## DATA FOR THIS EXERCISE:

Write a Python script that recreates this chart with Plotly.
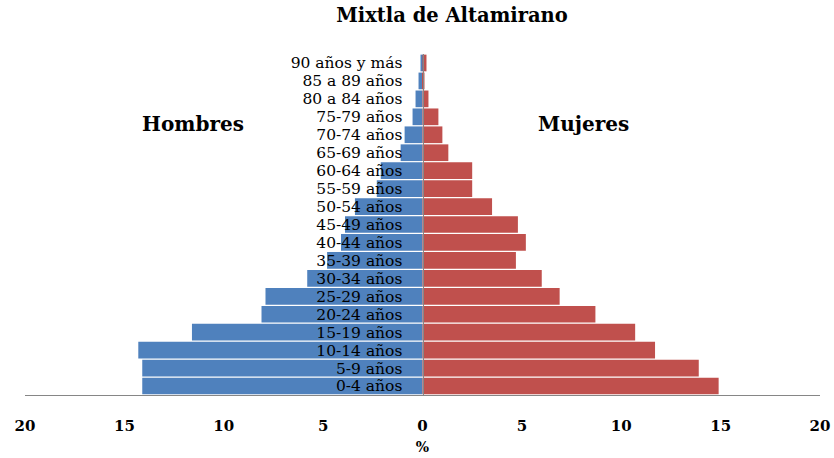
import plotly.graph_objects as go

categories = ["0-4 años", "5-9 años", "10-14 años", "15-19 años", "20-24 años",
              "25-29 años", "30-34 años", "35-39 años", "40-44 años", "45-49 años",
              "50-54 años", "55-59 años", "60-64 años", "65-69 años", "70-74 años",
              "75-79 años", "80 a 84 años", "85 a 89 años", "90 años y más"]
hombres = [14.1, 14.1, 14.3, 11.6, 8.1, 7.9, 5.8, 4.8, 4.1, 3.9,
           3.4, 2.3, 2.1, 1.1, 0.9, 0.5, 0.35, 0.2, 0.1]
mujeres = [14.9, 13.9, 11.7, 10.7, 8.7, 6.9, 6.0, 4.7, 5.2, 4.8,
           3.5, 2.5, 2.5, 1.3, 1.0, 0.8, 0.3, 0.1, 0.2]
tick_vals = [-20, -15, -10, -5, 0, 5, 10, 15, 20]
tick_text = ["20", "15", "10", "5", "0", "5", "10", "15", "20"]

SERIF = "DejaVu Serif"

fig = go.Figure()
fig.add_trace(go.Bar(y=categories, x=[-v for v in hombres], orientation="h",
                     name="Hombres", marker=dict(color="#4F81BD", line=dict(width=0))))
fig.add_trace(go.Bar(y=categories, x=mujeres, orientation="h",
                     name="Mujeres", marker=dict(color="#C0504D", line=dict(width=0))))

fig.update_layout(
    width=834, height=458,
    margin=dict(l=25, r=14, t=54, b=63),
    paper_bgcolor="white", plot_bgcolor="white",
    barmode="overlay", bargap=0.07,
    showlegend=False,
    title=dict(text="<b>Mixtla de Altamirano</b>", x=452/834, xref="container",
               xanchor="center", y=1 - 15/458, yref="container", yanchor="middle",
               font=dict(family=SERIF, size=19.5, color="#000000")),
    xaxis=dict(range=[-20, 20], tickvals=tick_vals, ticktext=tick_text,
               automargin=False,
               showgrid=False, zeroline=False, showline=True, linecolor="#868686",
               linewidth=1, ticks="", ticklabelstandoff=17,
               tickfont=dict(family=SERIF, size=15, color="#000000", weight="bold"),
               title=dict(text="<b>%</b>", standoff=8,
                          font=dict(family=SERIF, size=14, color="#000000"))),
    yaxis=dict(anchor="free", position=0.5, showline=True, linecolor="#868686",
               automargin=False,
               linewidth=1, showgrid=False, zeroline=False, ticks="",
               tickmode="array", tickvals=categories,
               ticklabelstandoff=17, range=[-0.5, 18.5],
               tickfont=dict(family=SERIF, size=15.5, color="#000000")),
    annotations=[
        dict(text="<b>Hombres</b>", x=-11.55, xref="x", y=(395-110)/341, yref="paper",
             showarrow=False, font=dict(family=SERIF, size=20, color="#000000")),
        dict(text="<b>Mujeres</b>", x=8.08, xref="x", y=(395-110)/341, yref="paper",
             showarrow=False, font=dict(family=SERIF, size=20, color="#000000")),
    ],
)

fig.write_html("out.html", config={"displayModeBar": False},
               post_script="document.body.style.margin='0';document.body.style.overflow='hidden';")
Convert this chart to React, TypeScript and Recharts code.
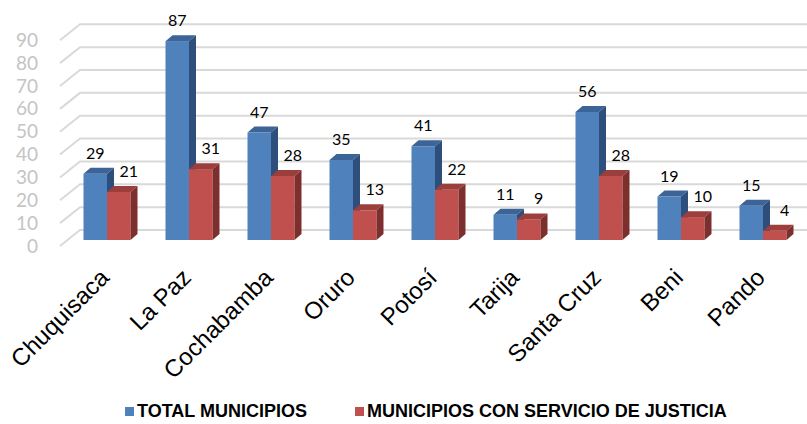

## WHAT IS EXPECTED:
Make an exact copy of the records shown above, without the pictures.

## RESULT:
Write a Python script that recreates this chart with Plotly.
import plotly.graph_objects as go

categories = ["0-4 años", "5-9 años", "10-14 años", "15-19 años", "20-24 años",
              "25-29 años", "30-34 años", "35-39 años", "40-44 años", "45-49 años",
              "50-54 años", "55-59 años", "60-64 años", "65-69 años", "70-74 años",
              "75-79 años", "80 a 84 años", "85 a 89 años", "90 años y más"]
hombres = [14.1, 14.1, 14.3, 11.6, 8.1, 7.9, 5.8, 4.8, 4.1, 3.9,
           3.4, 2.3, 2.1, 1.1, 0.9, 0.5, 0.35, 0.2, 0.1]
mujeres = [14.9, 13.9, 11.7, 10.7, 8.7, 6.9, 6.0, 4.7, 5.2, 4.8,
           3.5, 2.5, 2.5, 1.3, 1.0, 0.8, 0.3, 0.1, 0.2]
tick_vals = [-20, -15, -10, -5, 0, 5, 10, 15, 20]
tick_text = ["20", "15", "10", "5", "0", "5", "10", "15", "20"]

SERIF = "DejaVu Serif"

fig = go.Figure()
fig.add_trace(go.Bar(y=categories, x=[-v for v in hombres], orientation="h",
                     name="Hombres", marker=dict(color="#4F81BD", line=dict(width=0))))
fig.add_trace(go.Bar(y=categories, x=mujeres, orientation="h",
                     name="Mujeres", marker=dict(color="#C0504D", line=dict(width=0))))

fig.update_layout(
    width=834, height=458,
    margin=dict(l=25, r=14, t=54, b=63),
    paper_bgcolor="white", plot_bgcolor="white",
    barmode="overlay", bargap=0.07,
    showlegend=False,
    title=dict(text="<b>Mixtla de Altamirano</b>", x=452/834, xref="container",
               xanchor="center", y=1 - 15/458, yref="container", yanchor="middle",
               font=dict(family=SERIF, size=19.5, color="#000000")),
    xaxis=dict(range=[-20, 20], tickvals=tick_vals, ticktext=tick_text,
               automargin=False,
               showgrid=False, zeroline=False, showline=True, linecolor="#868686",
               linewidth=1, ticks="", ticklabelstandoff=17,
               tickfont=dict(family=SERIF, size=15, color="#000000", weight="bold"),
               title=dict(text="<b>%</b>", standoff=8,
                          font=dict(family=SERIF, size=14, color="#000000"))),
    yaxis=dict(anchor="free", position=0.5, showline=True, linecolor="#868686",
               automargin=False,
               linewidth=1, showgrid=False, zeroline=False, ticks="",
               tickmode="array", tickvals=categories,
               ticklabelstandoff=17, range=[-0.5, 18.5],
               tickfont=dict(family=SERIF, size=15.5, color="#000000")),
    annotations=[
        dict(text="<b>Hombres</b>", x=-11.55, xref="x", y=(395-110)/341, yref="paper",
             showarrow=False, font=dict(family=SERIF, size=20, color="#000000")),
        dict(text="<b>Mujeres</b>", x=8.08, xref="x", y=(395-110)/341, yref="paper",
             showarrow=False, font=dict(family=SERIF, size=20, color="#000000")),
    ],
)

fig.write_html("out.html", config={"displayModeBar": False},
               post_script="document.body.style.margin='0';document.body.style.overflow='hidden';")
Convert this chart to React, TypeScript and Recharts code.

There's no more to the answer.